Preparation and Characterisation of ‘Green’ Photocathodes for the Generation of High-Brightness Electron Beams

Description

The quality of the electron beam in an accelerator is limited largely by that of the electron source. Fourth generation light sources such as the planned UK X-FEL and ultrafast electron diffraction projects require high-brightness electron sources.

The highest levels of electron beam quality are obtained using a photoemission based electron source or photoinjector, which is a photocathode electron source emitting into an accelerating electric field. Alkali metal and thin film photocathodes are ideal candidates for these applications as they demonstrate high levels of quantum efficiency (QE) and good operational lifetime, thus permitting long uninterrupted periods of user exploitation.

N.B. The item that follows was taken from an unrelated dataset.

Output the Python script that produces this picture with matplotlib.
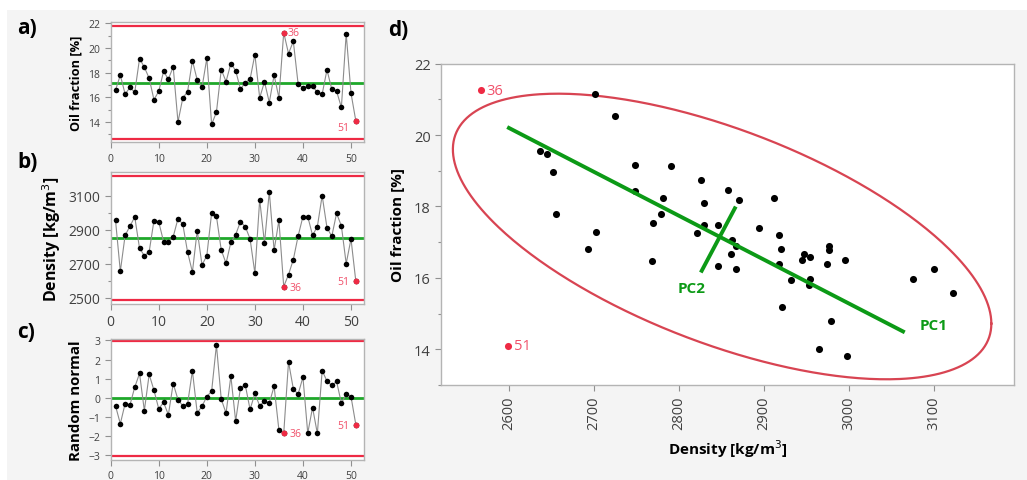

The high levels of QE gives additional headroom in respect of illumination laser power to facilitate transverse and longitudinal laser pulse shaping, and thus maximise the electron beam brightness and quality.

This project will focus on development of techniques to manufacture high-performance thin-film photocathode electron sources for particle accelerators, modifying and expanding the deposition equipment and processes as necessary. The use of surfaces modified by techniques such as ion implantation will also be investigates. The goal is to identify the optimum materials and preparation techniques to achieve the highest levels of electron beam brightness, with the lowest intrinsic emittance and the longest operational lifetime.

The project will also continue the development and exploitation of the TESS Transverse Energy Spread Spectrometer for the characterisation of novel photocathode electron source materials.

In the first year of the project, you will be familiarised with the existing surface analysis and photocathode growth equipment, and the TESS used to characterise photocathode electron sources, and contribute to the commissioning of the new alkali metal photocathode growth facility. In subsequent years, you will focus on the growth and characterisation of photocathode sources with different compositions, seeking an optimum deposition solution, identifying new/improved electron sources, and publishing results wherever possible.

The work will take place predominantly at Daresbury Laboratory, mostly involving laboratory-based studies of photoemissive materials in our state-of-the-art VISTA laboratory. There will also be the opportunity to use other research facilities within the lab to further characterise these materials to investigate ultimate beam brightness achievable. The project gives excellent opportunities for high quality publications and for presenting results at national and international research workshops and conferences.

Throughout the project you will have access to the Cockcroft Institute’s comprehensive postgraduate training in accelerator science, as well as to targeted training in data science provided by the University of Liverpool with the Centre for Doctoral Training LIV.INNO. A 6-months industry placement will be part of your project and help broaden your research and career skills.

You will be working within the Accelerator Science and Technology Centre (ASTeC) and be part of the pan-European QUASAR Group. The studentship will be paid for up to 48 months at the standard RCUK level.